» Source material

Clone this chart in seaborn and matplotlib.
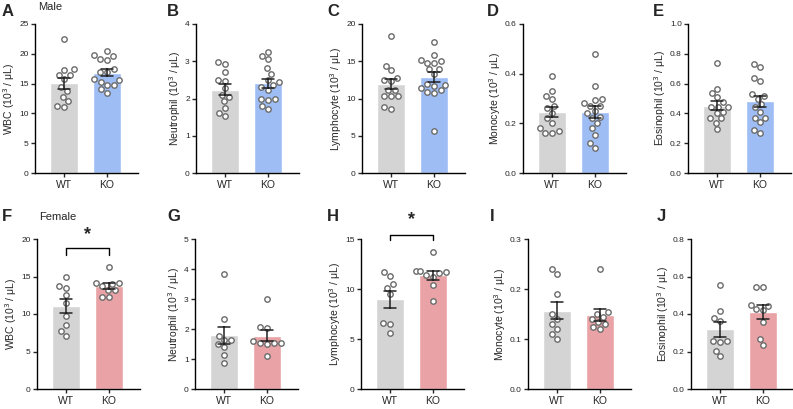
import numpy as np
import pandas as pd
import matplotlib
matplotlib.use('Agg')
import matplotlib.pyplot as plt
import seaborn as sns

# values (10^3 / uL)
groups = ['WT', 'KO']

# male, top row
wbc_m_wt = [22.4, 17.3, 17.4, 16.5, 16.4, 15.8, 14.4, 13.7, 12.8, 12.0, 11.2, 11.0]
wbc_m_ko = [20.4, 19.8, 19.6, 18.9, 19.1, 17.4, 16.9, 16.9, 15.6, 15.7, 15.3, 14.7, 14.8, 14.1, 13.5]
neu_m_wt = [2.93, 2.99, 2.72, 2.50, 2.48, 2.28, 2.10, 2.05, 1.92, 1.74, 1.61, 1.54]
neu_m_ko = [3.24, 3.05, 3.13, 2.81, 2.66, 2.50, 2.43, 2.37, 2.30, 2.23, 2.00, 1.98, 1.96, 1.80, 1.71]
lym_m_wt = [18.4, 14.4, 13.8, 12.8, 12.5, 12.3, 11.2, 11.2, 10.4, 10.4, 10.4, 8.9, 8.6]
lym_m_ko = [17.6, 15.9, 15.2, 15.1, 14.8, 14.7, 14.0, 13.9, 13.3, 12.0, 11.8, 11.7, 11.4, 11.1, 10.7, 10.9, 5.7]
mon_m_wt = [0.39, 0.31, 0.33, 0.30, 0.27, 0.26, 0.24, 0.22, 0.20, 0.18, 0.16, 0.17, 0.16]
mon_m_ko = [0.48, 0.35, 0.30, 0.295, 0.28, 0.27, 0.27, 0.25, 0.24, 0.225, 0.22, 0.20, 0.18, 0.155, 0.12, 0.10]
eos_m_wt = [0.74, 0.567, 0.538, 0.51, 0.478, 0.444, 0.444, 0.444, 0.411, 0.40, 0.367, 0.367, 0.338, 0.293]
eos_m_ko = [0.73, 0.71, 0.64, 0.62, 0.53, 0.52, 0.50, 0.46, 0.44, 0.41, 0.37, 0.37, 0.34, 0.29, 0.27]

# female, bottom row
wbc_f_wt = [14.9, 13.5, 13.8, 12.5, 11.5, 9.7, 8.6, 7.7, 7.1]
wbc_f_ko = [16.3, 13.7, 14.1, 14.1, 14.0, 13.2, 13.2, 12.3, 12.3]
neu_f_wt = [3.84, 2.33, 1.77, 1.65, 1.62, 1.50, 1.39, 1.13, 0.88]
neu_f_ko = [3.00, 2.08, 2.02, 1.60, 1.55, 1.55, 1.55, 1.49, 1.10]
lym_f_wt = [11.7, 11.3, 10.5, 10.1, 9.5, 6.6, 6.5, 5.6]
lym_f_ko = [13.7, 11.8, 11.8, 11.7, 11.6, 11.4, 11.2, 10.4, 8.8]
mon_f_wt = [0.24, 0.23, 0.19, 0.15, 0.14, 0.13, 0.12, 0.11, 0.10]
mon_f_ko = [0.24, 0.155, 0.15, 0.145, 0.14, 0.135, 0.13, 0.125, 0.12]
eos_f_wt = [0.556, 0.416, 0.377, 0.364, 0.258, 0.252, 0.258, 0.204, 0.176]
eos_f_ko = [0.546, 0.546, 0.45, 0.445, 0.425, 0.42, 0.36, 0.267, 0.235]

wt_color = '#d4d4d4'
male_color = '#9dbdf4'
female_color = '#e9a2a5'

sns.set_style('ticks')
plt.rcParams['font.family'] = ['Liberation Sans', 'DejaVu Sans']

W, H = 793, 409
fig = plt.figure(figsize=(W / 100, H / 100), dpi=100)


def px_axes(left, top, bottom, width=103):
    return fig.add_axes([left / W, 1 - bottom / H, width / W, (bottom - top) / H])


def draw_panel(ax, wt, ko, ko_color, cell, ymax, step, fmt):
    df = pd.DataFrame({'group': ['WT'] * len(wt) + ['KO'] * len(ko),
                       'value': list(wt) + list(ko)})
    sns.barplot(data=df, x='group', y='value', hue='group', order=groups,
                palette={'WT': wt_color, 'KO': ko_color}, saturation=1,
                errorbar='se', capsize=0.28, width=0.65, legend=False,
                err_kws={'color': '#222222', 'linewidth': 1.1}, ax=ax)
    sns.swarmplot(data=df, x='group', y='value', order=groups, color='white',
                  edgecolor='#6b6b6b', linewidth=1.0, size=3.9, ax=ax)
    for line in ax.lines:
        line.set_zorder(5)
    ax.set_xlim(-0.68, 1.72)
    ax.set_ylim(0, ymax)
    ax.set_yticks(np.arange(0, ymax + step / 2, step))
    ax.yaxis.set_major_formatter(matplotlib.ticker.FormatStrFormatter(fmt))
    ax.set_xlabel('')
    ax.set_ylabel(cell + ' (10$^3$ / μL)', fontsize=7.5, labelpad=1.5)
    sns.despine(ax=ax)
    for s in ['left', 'bottom']:
        ax.spines[s].set_linewidth(1.0)
        ax.spines[s].set_color('black')
    ax.tick_params(axis='y', labelsize=6, length=3, width=1.0, pad=1.5)
    ax.tick_params(axis='x', labelsize=7.5, length=3, width=1.0, pad=2)


def bracket(ax, y, drop, star_y):
    ax.plot([0, 0, 1, 1], [y - drop, y, y, y - drop], color='black',
            linewidth=1.0, clip_on=False)
    ax.text(0.5, star_y, '*', ha='center', va='center', fontsize=13,
            fontweight='bold', clip_on=False)


top = [
    ('A', 35, wbc_m_wt, wbc_m_ko, 'WBC', 25, 5, '%d'),
    ('B', 196, neu_m_wt, neu_m_ko, 'Neutrophil', 4, 1, '%d'),
    ('C', 362, lym_m_wt, lym_m_ko, 'Lymphocyte', 20, 5, '%d'),
    ('D', 523, mon_m_wt, mon_m_ko, 'Monocyte', 0.6, 0.2, '%.1f'),
    ('E', 688, eos_m_wt, eos_m_ko, 'Eosinophil', 1.0, 0.2, '%.1f'),
]
bottom = [
    ('F', 37, wbc_f_wt, wbc_f_ko, 'WBC', 20, 5, '%d'),
    ('G', 195, neu_f_wt, neu_f_ko, 'Neutrophil', 5, 1, '%d'),
    ('H', 361, lym_f_wt, lym_f_ko, 'Lymphocyte', 15, 5, '%d'),
    ('I', 528, mon_f_wt, mon_f_ko, 'Monocyte', 0.3, 0.1, '%.1f'),
    ('J', 691, eos_f_wt, eos_f_ko, 'Eosinophil', 0.8, 0.2, '%.1f'),
]

letter_x = {'A': 2, 'B': 167, 'C': 327, 'D': 487, 'E': 653,
            'F': 2, 'G': 167, 'H': 327, 'I': 490, 'J': 657}

axes = {}
for letter, left, wt, ko, cell, ymax, step, fmt in top:
    ax = px_axes(left, 24, 173)
    draw_panel(ax, wt, ko, male_color, cell, ymax, step, fmt)
    axes[letter] = ax
    fig.text(letter_x[letter] / W, 1 - 12 / H, letter, fontsize=12,
             fontweight='bold', va='center', ha='left')

for letter, left, wt, ko, cell, ymax, step, fmt in bottom:
    ax = px_axes(left, 239, 389)
    draw_panel(ax, wt, ko, female_color, cell, ymax, step, fmt)
    axes[letter] = ax
    fig.text(letter_x[letter] / W, 1 - 217 / H, letter, fontsize=12,
             fontweight='bold', va='center', ha='left')

fig.text(38 / W, 1 - 7 / H, 'Male', fontsize=8, va='center', ha='left')
fig.text(39 / W, 1 - 217 / H, 'Female', fontsize=8, va='center', ha='left')

bracket(axes['F'], 18.8, 0.9, 20.6)
bracket(axes['H'], 15.4, 0.5, 16.9)

fig.savefig('out.png', dpi=100)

» Aim of the task
Output exactly the span of lines from the top of the listing through the line holding "0.34, 0.29, 0.27]", and leave every picture out.

» Exercise output
Clone this chart in seaborn and matplotlib.
import numpy as np
import pandas as pd
import matplotlib
matplotlib.use('Agg')
import matplotlib.pyplot as plt
import seaborn as sns

# values (10^3 / uL)
groups = ['WT', 'KO']

# male, top row
wbc_m_wt = [22.4, 17.3, 17.4, 16.5, 16.4, 15.8, 14.4, 13.7, 12.8, 12.0, 11.2, 11.0]
wbc_m_ko = [20.4, 19.8, 19.6, 18.9, 19.1, 17.4, 16.9, 16.9, 15.6, 15.7, 15.3, 14.7, 14.8, 14.1, 13.5]
neu_m_wt = [2.93, 2.99, 2.72, 2.50, 2.48, 2.28, 2.10, 2.05, 1.92, 1.74, 1.61, 1.54]
neu_m_ko = [3.24, 3.05, 3.13, 2.81, 2.66, 2.50, 2.43, 2.37, 2.30, 2.23, 2.00, 1.98, 1.96, 1.80, 1.71]
lym_m_wt = [18.4, 14.4, 13.8, 12.8, 12.5, 12.3, 11.2, 11.2, 10.4, 10.4, 10.4, 8.9, 8.6]
lym_m_ko = [17.6, 15.9, 15.2, 15.1, 14.8, 14.7, 14.0, 13.9, 13.3, 12.0, 11.8, 11.7, 11.4, 11.1, 10.7, 10.9, 5.7]
mon_m_wt = [0.39, 0.31, 0.33, 0.30, 0.27, 0.26, 0.24, 0.22, 0.20, 0.18, 0.16, 0.17, 0.16]
mon_m_ko = [0.48, 0.35, 0.30, 0.295, 0.28, 0.27, 0.27, 0.25, 0.24, 0.225, 0.22, 0.20, 0.18, 0.155, 0.12, 0.10]
eos_m_wt = [0.74, 0.567, 0.538, 0.51, 0.478, 0.444, 0.444, 0.444, 0.411, 0.40, 0.367, 0.367, 0.338, 0.293]
eos_m_ko = [0.73, 0.71, 0.64, 0.62, 0.53, 0.52, 0.50, 0.46, 0.44, 0.41, 0.37, 0.37, 0.34, 0.29, 0.27]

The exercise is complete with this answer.